* [Given material]:

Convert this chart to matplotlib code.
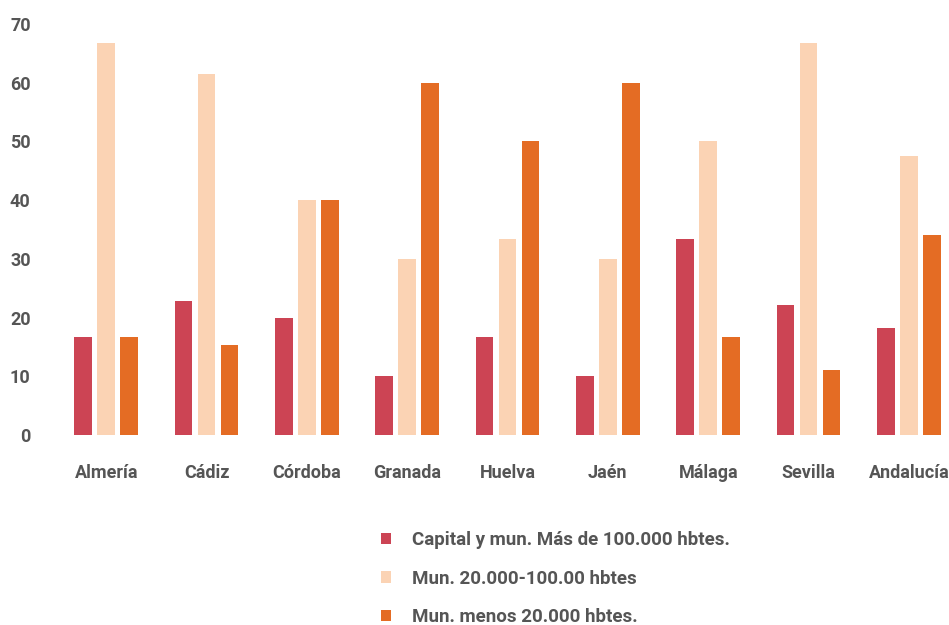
import matplotlib
matplotlib.use("Agg")
import matplotlib.pyplot as plt
import numpy as np

provincias = ["Almería", "Cádiz", "Córdoba", "Granada", "Huelva", "Jaén",
              "Málaga", "Sevilla", "Andalucía"]
capital = [16.7, 22.9, 20.0, 10.0, 16.7, 10.0, 33.3, 22.2, 18.2]
mun_medio = [66.7, 61.5, 40.0, 30.0, 33.3, 30.0, 50.0, 66.7, 47.6]
mun_menos = [16.7, 15.4, 40.0, 60.0, 50.0, 60.0, 16.7, 11.1, 34.0]

series_labels = ["Capital y mun. Más de 100.000 hbtes.",
                 "Mun. 20.000-100.00 hbtes",
                 "Mun. menos 20.000 hbtes."]
colores = ["#CC4454", "#FBD3B4", "#E46C24"]

plt.rcParams['font.family'] = ['Roboto', 'DejaVu Sans']
gris = "#555555"

fig = plt.figure(figsize=(9.49, 6.25), dpi=100)
W, H = 949, 625
# axes placement in pixels
left, right, top, bottom = 46, 949, 24, 435
ax = fig.add_axes([left / W, 1 - bottom / H, (right - left) / W, (bottom - top) / H])

x = np.arange(len(provincias))
ancho = 0.175
paso = 0.23
for i, (vals, lab, c) in enumerate(zip([capital, mun_medio, mun_menos], series_labels, colores)):
    ax.bar(x + (i - 1) * paso, vals, width=ancho, color=c, label=lab)

ax.set_xlim(-0.6, 8.4)
ax.set_ylim(0, 70)
ax.set_yticks(range(0, 71, 10))
ax.set_xticks(x)
ax.set_xticklabels(provincias)
for s in ax.spines.values():
    s.set_visible(False)
ax.tick_params(axis='both', length=0, colors=gris, labelsize=13)
ax.tick_params(axis='y', pad=11)
ax.tick_params(axis='x', pad=21)
for t in ax.get_xticklabels() + ax.get_yticklabels():
    t.set_fontweight('bold')

leg = fig.legend(loc='upper left', bbox_to_anchor=(364 / W, 1 - 514 / H),
                 frameon=False, fontsize=13.5, handlelength=0.55, handleheight=0.55,
                 handletextpad=1.1, labelspacing=1.1)
for t in leg.get_texts():
    t.set_color(gris)
    t.set_fontweight('bold')

fig.savefig("out.png", dpi=100)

* [Exercise directions]:
Give an exact reproduction of every line, leaving out any picture.

* [Result for this task]:
Convert this chart to matplotlib code.
import matplotlib
matplotlib.use("Agg")
import matplotlib.pyplot as plt
import numpy as np

provincias = ["Almería", "Cádiz", "Córdoba", "Granada", "Huelva", "Jaén",
              "Málaga", "Sevilla", "Andalucía"]
capital = [16.7, 22.9, 20.0, 10.0, 16.7, 10.0, 33.3, 22.2, 18.2]
mun_medio = [66.7, 61.5, 40.0, 30.0, 33.3, 30.0, 50.0, 66.7, 47.6]
mun_menos = [16.7, 15.4, 40.0, 60.0, 50.0, 60.0, 16.7, 11.1, 34.0]

series_labels = ["Capital y mun. Más de 100.000 hbtes.",
                 "Mun. 20.000-100.00 hbtes",
                 "Mun. menos 20.000 hbtes."]
colores = ["#CC4454", "#FBD3B4", "#E46C24"]

plt.rcParams['font.family'] = ['Roboto', 'DejaVu Sans']
gris = "#555555"

fig = plt.figure(figsize=(9.49, 6.25), dpi=100)
W, H = 949, 625
# axes placement in pixels
left, right, top, bottom = 46, 949, 24, 435
ax = fig.add_axes([left / W, 1 - bottom / H, (right - left) / W, (bottom - top) / H])

x = np.arange(len(provincias))
ancho = 0.175
paso = 0.23
for i, (vals, lab, c) in enumerate(zip([capital, mun_medio, mun_menos], series_labels, colores)):
    ax.bar(x + (i - 1) * paso, vals, width=ancho, color=c, label=lab)

ax.set_xlim(-0.6, 8.4)
ax.set_ylim(0, 70)
ax.set_yticks(range(0, 71, 10))
ax.set_xticks(x)
ax.set_xticklabels(provincias)
for s in ax.spines.values():
    s.set_visible(False)
ax.tick_params(axis='both', length=0, colors=gris, labelsize=13)
ax.tick_params(axis='y', pad=11)
ax.tick_params(axis='x', pad=21)
for t in ax.get_xticklabels() + ax.get_yticklabels():
    t.set_fontweight('bold')

leg = fig.legend(loc='upper left', bbox_to_anchor=(364 / W, 1 - 514 / H),
                 frameon=False, fontsize=13.5, handlelength=0.55, handleheight=0.55,
                 handletextpad=1.1, labelspacing=1.1)
for t in leg.get_texts():
    t.set_color(gris)
    t.set_fontweight('bold')

fig.savefig("out.png", dpi=100)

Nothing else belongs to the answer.